6.3. Cross-Layer Optimization

Cross-layer optimization techniques, taking into account how physical, network and application layers interact with each other, may provide a holistic viewpoint towards balancing energy and security goals. This could guide future frameworks to build cross-layer intelligence for such efficient and secure network operations.

6.4. Quantum Computing and AI

Quantum computation represents a new facet of research to solve classical, ref. [24] complex, multi-objective problems. In addition, the investigation of quantum-enhanced AI models in managing energy and security in 5G networks may offer innovative solutions.

6.5. Autonomous Self-Healing Networks

Another research domain is focused on the development of AI-driven self-healing capabilities in 5G networks. This highlights the need for future frameworks to define automated faults detection and recovery methods to provide uninterrupted service.

6.6. Socio-Economic Implications

Understanding the socio-economic impact of AI-driven energy and security solutions becomes crucial [25], as 5G evolves into one of society’s critical pieces of infrastructure. Research could cover analyses of cost-effectiveness, user trust, and the regulatory framework to ensure ethical and equitable adoption.

7. Conclusions

Our experimental work on an AI-driven framework presents a good solution to two challenging problems in 5G networks: energy efficiency and cybersecurity.

Utilizing recurrent neural networks (RNNs) for predictive energy management, convolutional neural networks (CNNs) for rapid anomaly detection, and explainable AI (XAI) to ensure translucent decision-making, the framework brings an ideal sustainability–security equilibrium to the ecosystem.

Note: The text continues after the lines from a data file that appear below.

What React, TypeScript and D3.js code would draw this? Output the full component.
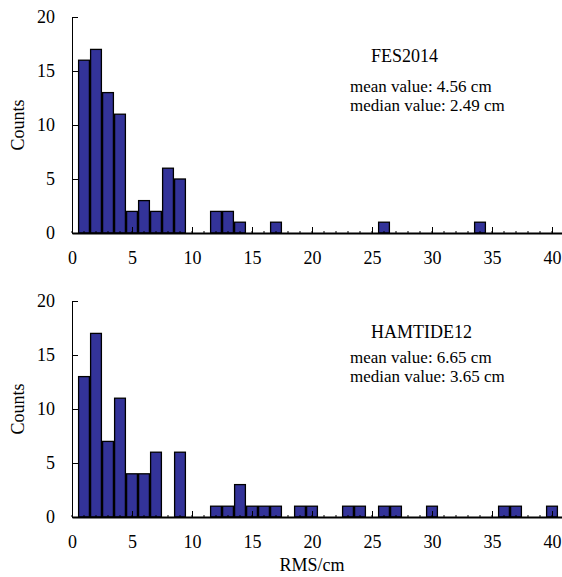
import React, { useEffect, useRef } from "react";
import * as d3 from "d3";

// RMS bins (cm) and counts for each model
const fesBins = [1, 2, 3, 4, 5, 6, 7, 8, 9, 12, 13, 14, 17, 26, 34];
const fesCounts = [16, 17, 13, 11, 2, 3, 2, 6, 5, 2, 2, 1, 1, 1, 1];

const hamBins = [1, 2, 3, 4, 5, 6, 7, 9, 12, 13, 14, 15, 16, 17, 19, 20, 23, 24, 26, 27, 30, 36, 37, 40];
const hamCounts = [13, 17, 7, 11, 4, 4, 6, 6, 1, 1, 3, 1, 1, 1, 1, 1, 1, 1, 1, 1, 1, 1, 1, 1];

const xTicks = [0, 5, 10, 15, 20, 25, 30, 35, 40];
const yTicks = [0, 5, 10, 15, 20];

const panels = [
  { name: "FES2014", bins: fesBins, counts: fesCounts, mean: "mean value: 4.56 cm", median: "median value: 2.49 cm" },
  { name: "HAMTIDE12", bins: hamBins, counts: hamCounts, mean: "mean value: 6.65 cm", median: "median value: 3.65 cm" },
];

const W = 562, H = 577;
const FONT = "'Liberation Serif', 'Times New Roman', serif";

// vertical layout of each panel (plot top/bottom, text baselines)
const layout = [
  { top: 17, bottom: 233, title: 62, mean: 92, median: 111 },
  { top: 301, bottom: 517, title: 338, mean: 363, median: 382 },
];

export default function App() {
  const ref = useRef<SVGSVGElement>(null);

  useEffect(() => {
    const svg = d3.select(ref.current);
    svg.selectAll("*").remove();

    const x = d3.scaleLinear().domain([0, 41]).range([72, 564]);

    panels.forEach((p, i) => {
      const L = layout[i];
      const y = d3.scaleLinear().domain([0, 20]).range([L.bottom, L.top]);
      const g = svg.append("g");

      g.selectAll("rect")
        .data(p.bins)
        .enter()
        .append("rect")
        .attr("x", d => x(d - 0.45))
        .attr("width", x(0.9) - x(0))
        .attr("y", (d, j) => y(p.counts[j]))
        .attr("height", (d, j) => y(0) - y(p.counts[j]))
        .style("fill", "#333399")
        .style("stroke", "#000")
        .style("stroke-width", 1.3);

      // minor ticks
      g.selectAll("line.minor")
        .data(d3.range(0, 41))
        .enter()
        .append("line")
        .attr("x1", d => x(d)).attr("x2", d => x(d))
        .attr("y1", y(0)).attr("y2", y(0) - 2)
        .style("stroke", "#000");

      const xAxis = g.append("g")
        .attr("transform", `translate(0,${y(0)})`)
        .call(d3.axisBottom(x).tickValues(xTicks).tickSizeInner(-6).tickSizeOuter(0).tickPadding(18));
      xAxis.select(".domain").style("stroke-width", 2);
      xAxis.selectAll("text").style("font-family", FONT).style("font-size", "18px").style("fill", "#000");

      const yAxis = g.append("g")
        .attr("transform", `translate(72,0)`)
        .call(d3.axisLeft(y).tickValues(yTicks).tickSizeInner(-6).tickSizeOuter(0).tickPadding(17));
      yAxis.selectAll("text").style("font-family", FONT).style("font-size", "18px").style("fill", "#000");

      g.append("text")
        .attr("transform", `translate(24,${(y(0) + y(20)) / 2}) rotate(-90)`)
        .style("text-anchor", "middle")
        .style("font-family", FONT)
        .style("font-size", "18px")
        .text("Counts");

      g.append("text")
        .attr("x", 371)
        .attr("y", L.title)
        .style("font-family", FONT)
        .style("font-size", "18px")
        .text(p.name);

      g.append("text")
        .attr("x", 350)
        .attr("y", L.mean)
        .style("font-family", FONT)
        .style("font-size", "17px")
        .text(p.mean);

      g.append("text")
        .attr("x", 350)
        .attr("y", L.median)
        .style("font-family", FONT)
        .style("font-size", "17px")
        .text(p.median);
    });

    svg.append("text")
      .attr("x", x(20))
      .attr("y", 571)
      .style("text-anchor", "middle")
      .style("font-family", FONT)
      .style("font-size", "18px")
      .text("RMS/cm");
  }, []);

  return (
    <div style={{ position: "absolute", left: 0, top: 0 }}>
      <svg ref={ref} width={W} height={H} style={{ display: "block", background: "#fff" }}></svg>
    </div>
  );
}
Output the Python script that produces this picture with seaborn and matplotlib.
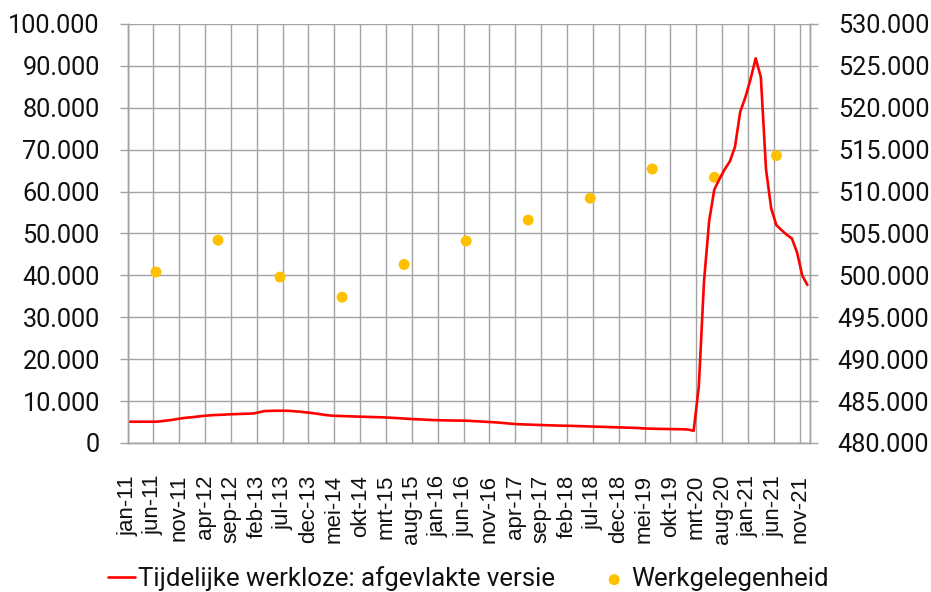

In addition, taking into account case studies in real life, practical implementation scenarios, and in-depth simulations further proves the scalability, robustness, and adaptability of the approach.

The framework achieved:

• Up to 65% in energy savings, proving it works by optimizing the resource and reducing the operational cost.
• A 99.7% accuracy rate for anomaly detection, enabling swift detection and resolution of threats.
• Transparency improvement via XAI, which is crucial for trust management in AI-driven systems and correlating with ethical considerations for the deployment of AI.

This study addresses a significant gap by combining energy efficiency and security into a cohesive framework. It establishes the framework for enhancing 5G network management, offering a solid basis for the deployment of AI-driven solutions across several domains, including smart cities, industrial IoT, and autonomous systems.